No entanto, a mídia tende a definir esses casos como desvios de rota de homens ou malucos ou ciumentos ou paranoicos, e na verdade é um fenômeno social, que tem a ver com o machismo, com uma sociedade patriarcal e desigual em relação a gênero. A mídia divulga os casos, particulariza e não dá o passo a frente que é explicar o porquê. E muitas vezes, se fossem aprofundadas as razões, poderia ficar mais claro para a sociedade que essa mulher foi desamparada, não teve apoio de família, de vizinhos, da segurança pública. 

A partir do resultado da pesquisa o que o Instituto recomenda como ações prioritárias não só para os governos mas para a sociedade em geral? 
Estamos lutando por melhores e mais equipamentos de apoio às mulheres.

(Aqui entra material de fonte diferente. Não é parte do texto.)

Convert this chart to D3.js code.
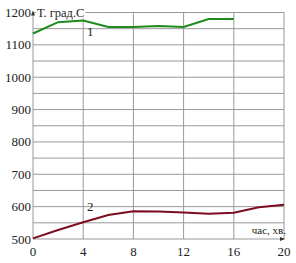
<!DOCTYPE html>
<html>
<head>
<meta charset="utf-8">
<script src="https://cdn.jsdelivr.net/npm/d3@7"></script>
<style>
  body { margin: 0; background: #fff; }
  svg { display: block; }
</style>
</head>
<body>
<div id="container"></div>
<script>
/* CONSTANTS AND GLOBALS */
const width = 296,
  height = 263,
  margin = { top: 12.5, bottom: 24, left: 33, right: 12 };

// time, min
const hours = [0, 2, 4, 6, 8, 10, 12, 14, 16, 18, 20];
// curve 1 (green), to 16 only
const temp1 = [1135, 1170, 1175, 1155, 1155, 1158, 1155, 1180, 1180];
// curve 2 (dark red)
const temp2 = [502, 528, 552, 574, 586, 585, 582, 578, 581, 598, 606];

const xTicks = [0, 4, 8, 12, 16, 20];
const yTicks = [500, 600, 700, 800, 900, 1000, 1100, 1200];
const yGrid = d3.range(500, 1201, 50);

const yTitle = "Т. град.С";
const xTitle = "час, хв.";

const svg = d3.select("#container")
  .append("svg")
  .attr("width", width)
  .attr("height", height)
  .attr("font-family", "'Liberation Serif', 'Times New Roman', 'DejaVu Serif', serif");

const xScale = d3.scaleLinear()
  .domain([0, 20])
  .range([margin.left, width - margin.right]);

const yScale = d3.scaleLinear()
  .domain([500, 1200])
  .range([height - margin.bottom, margin.top]);

// grid
svg.append("g")
  .selectAll("line.h")
  .data(yGrid)
  .join("line")
  .attr("x1", xScale(0))
  .attr("x2", xScale(20))
  .attr("y1", d => yScale(d))
  .attr("y2", d => yScale(d))
  .attr("stroke", "#999")
  .attr("stroke-width", 1);

svg.append("g")
  .selectAll("line.v")
  .data(xTicks)
  .join("line")
  .attr("x1", d => xScale(d))
  .attr("x2", d => xScale(d))
  .attr("y1", yScale(500))
  .attr("y2", yScale(1200))
  .attr("stroke", "#999")
  .attr("stroke-width", 1);

// tick labels
svg.append("g")
  .selectAll("text")
  .data(yTicks)
  .join("text")
  .attr("x", xScale(0) - 2)
  .attr("y", d => yScale(d) + 4.5)
  .attr("text-anchor", "end")
  .attr("font-size", 13)
  .attr("fill", "#222")
  .text(d => d);

svg.append("g")
  .selectAll("text")
  .data(xTicks)
  .join("text")
  .attr("x", d => xScale(d))
  .attr("y", yScale(500) + 17)
  .attr("text-anchor", "middle")
  .attr("font-size", 13)
  .attr("fill", "#222")
  .text(d => d);

// axis titles with white background
const yBg = svg.append("rect").attr("fill", "#fff");
const yT = svg.append("text")
  .attr("x", xScale(0) + 4)
  .attr("y", yScale(1200) + 4)
  .attr("font-size", 12.5)
  .attr("fill", "#222")
  .text(yTitle);
const bb = yT.node().getBBox();
yBg
  .attr("x", bb.x - 1)
  .attr("y", bb.y + 1)
  .attr("width", bb.width + 2)
  .attr("height", bb.height - 2);

svg.append("text")
  .attr("x", xScale(20) + 2)
  .attr("y", yScale(500) - 5)
  .attr("text-anchor", "end")
  .attr("font-size", 11)
  .attr("fill", "#222")
  .text(xTitle);

// axis arrows
svg.append("path")
  .attr("d", `M${xScale(0) - 2},${yScale(1200) + 3} L${xScale(0)},${yScale(1200) - 2} L${xScale(0) + 2},${yScale(1200) + 3} Z`)
  .attr("fill", "#333");
svg.append("path")
  .attr("d", `M${xScale(20) - 4},${yScale(500) - 2} L${xScale(20) + 1},${yScale(500)} L${xScale(20) - 4},${yScale(500) + 2} Z`)
  .attr("fill", "#333");

// lines
const line = d3.line()
  .x((d, i) => xScale(hours[i]))
  .y(d => yScale(d));

svg.append("path")
  .datum(temp1)
  .attr("fill", "none")
  .attr("stroke", "#1f8a1f")
  .attr("stroke-width", 2)
  .attr("d", line);

svg.append("path")
  .datum(temp2)
  .attr("fill", "none")
  .attr("stroke", "#7b0d1e")
  .attr("stroke-width", 2)
  .attr("d", line);

// curve labels
svg.append("text")
  .attr("x", xScale(4.3))
  .attr("y", yScale(1140) + 4.5)
  .attr("font-size", 13)
  .attr("fill", "#222")
  .text("1");

svg.append("text")
  .attr("x", xScale(4.3))
  .attr("y", yScale(600) + 4.5)
  .attr("font-size", 13)
  .attr("fill", "#222")
  .text("2");
</script>
</body>
</html>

Se esses equipamentos se multiplicarem, se as 500 delegacias passarem a ser 5 mil, e assim por diante, mais casas de assistência específica à mulher, coisa que está acontecendo em um ritmo aquém do necessário, isso em si vai apoiar as mulheres. E vai ajudar a sociedade a ver outro referencial para esse problema, que é cultural, além dos problemas pontuais de cada família, de cada mulher e de cada homem.